In the meantime, the Government of Québec has chosen to focus on the Voluntary Retirement Savings Plans (VRSP) that will enable thousands of workers to save for their retirement, if they do not withdraw it of course. The beauty of the project comes from the fact that the employers will have no obligation to contribute to them. This law therefore, puts the burden of retirement only on the shoulders of the workers.

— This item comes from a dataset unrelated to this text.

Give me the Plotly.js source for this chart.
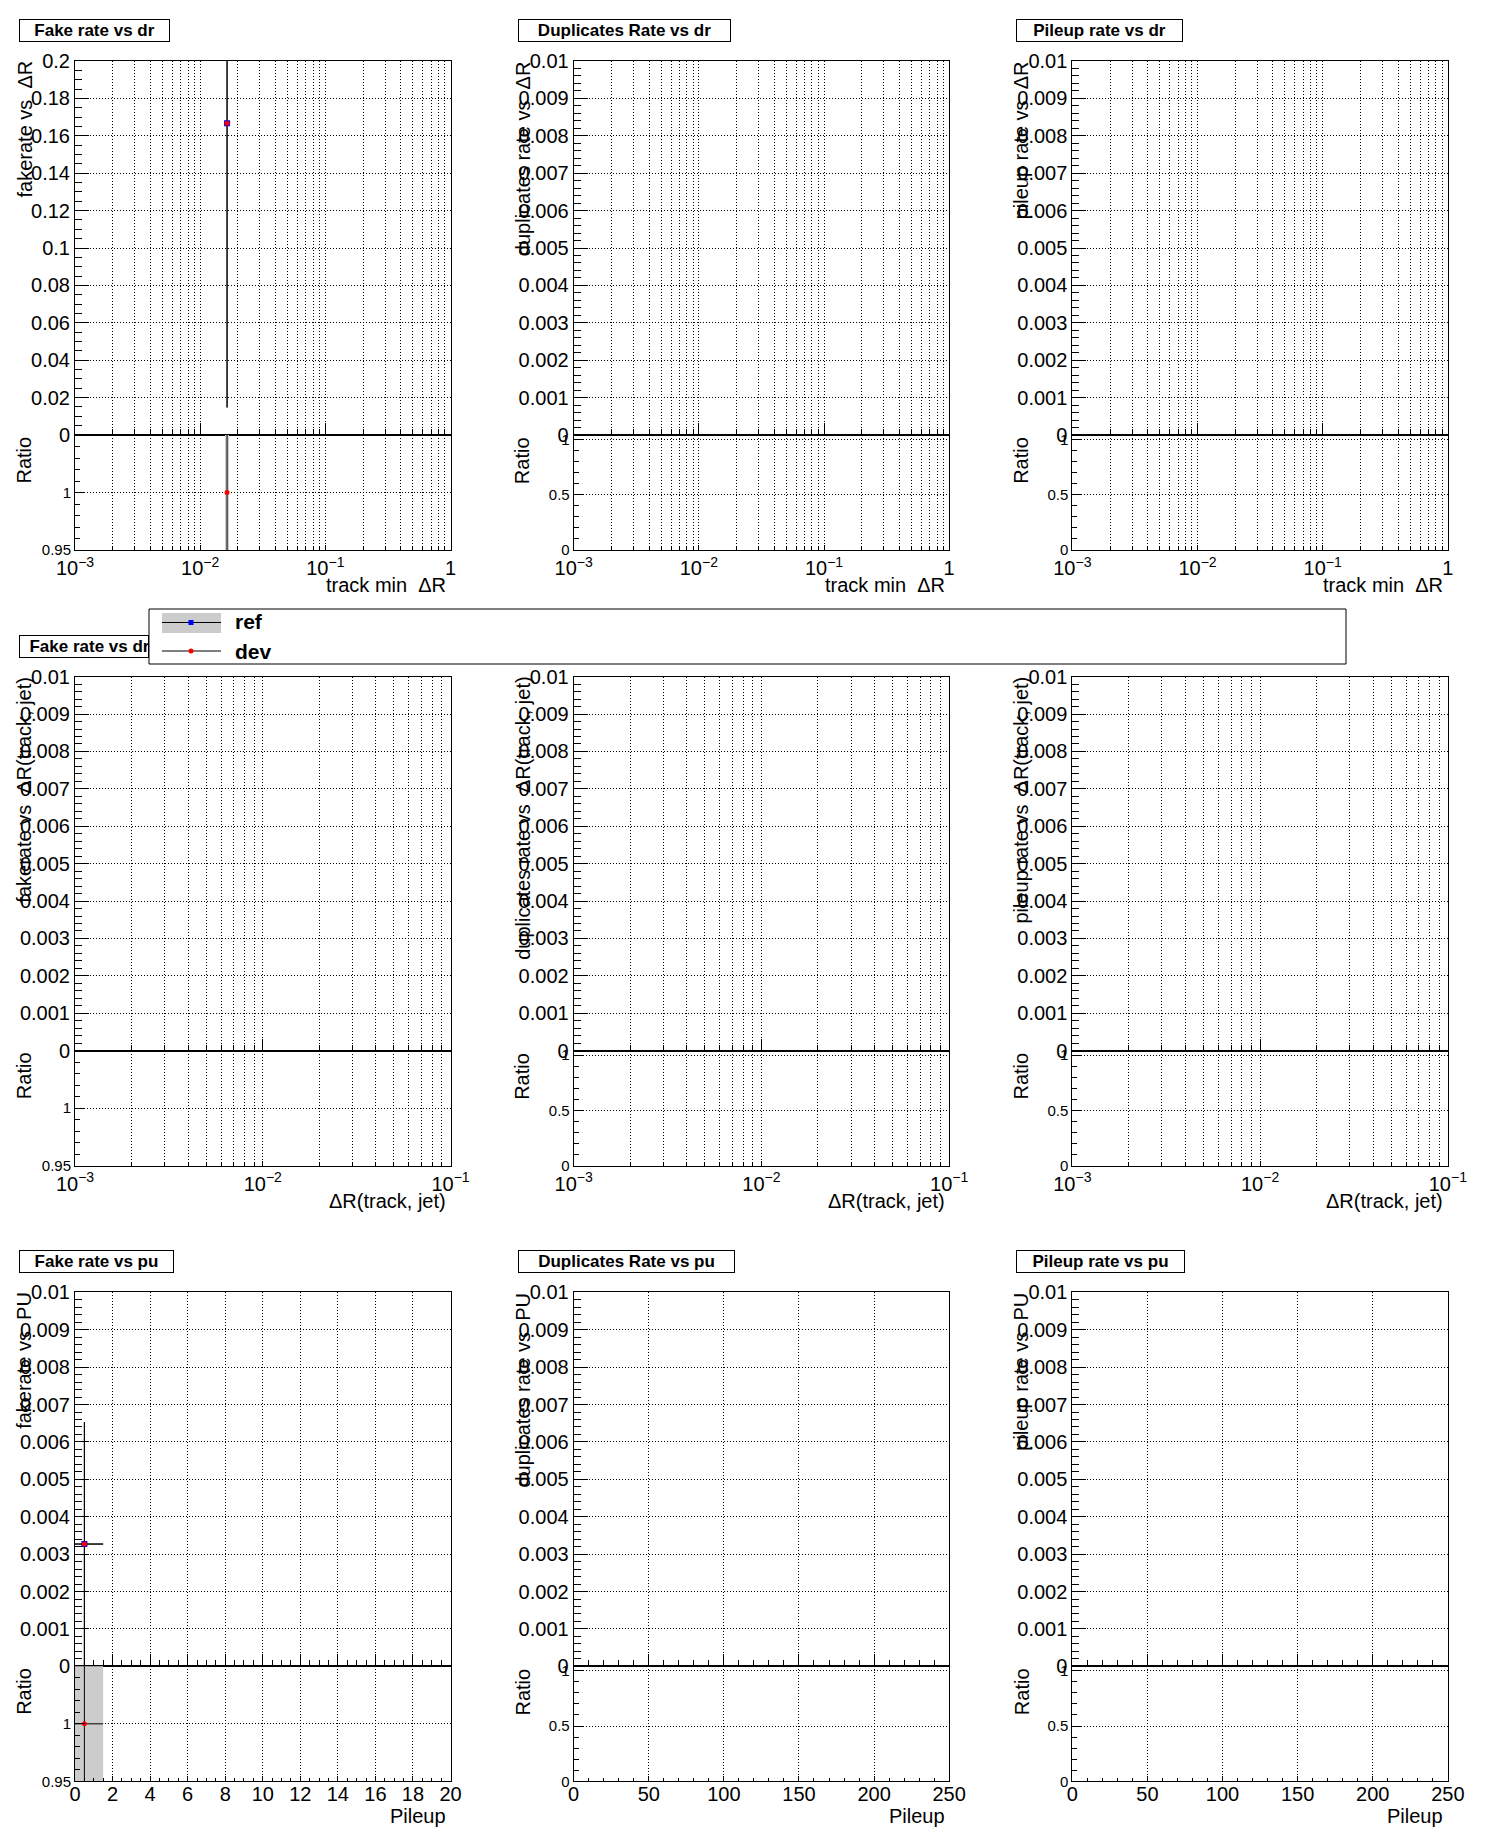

Improving the public pension plans like the Quebec Pension Plan (QPP) or the Canada Pension Plan (CPP) is a better option for assuring a decent retirement than to opt for personal savings or to gamble on a longevity annuity. The latter options only transfer the burden of retirement on to the shoulders of the workers and in the end contribute to enriching the financial institutions which manage these types of programmes. In other words, what the advocates of this option forget to take into account is that if the retirees become so poor as to no longer be able to contribute to keeping the economy going that would inevitably have a negative impact on the continued employment of the younger generations. We must avoid playing one generation against another.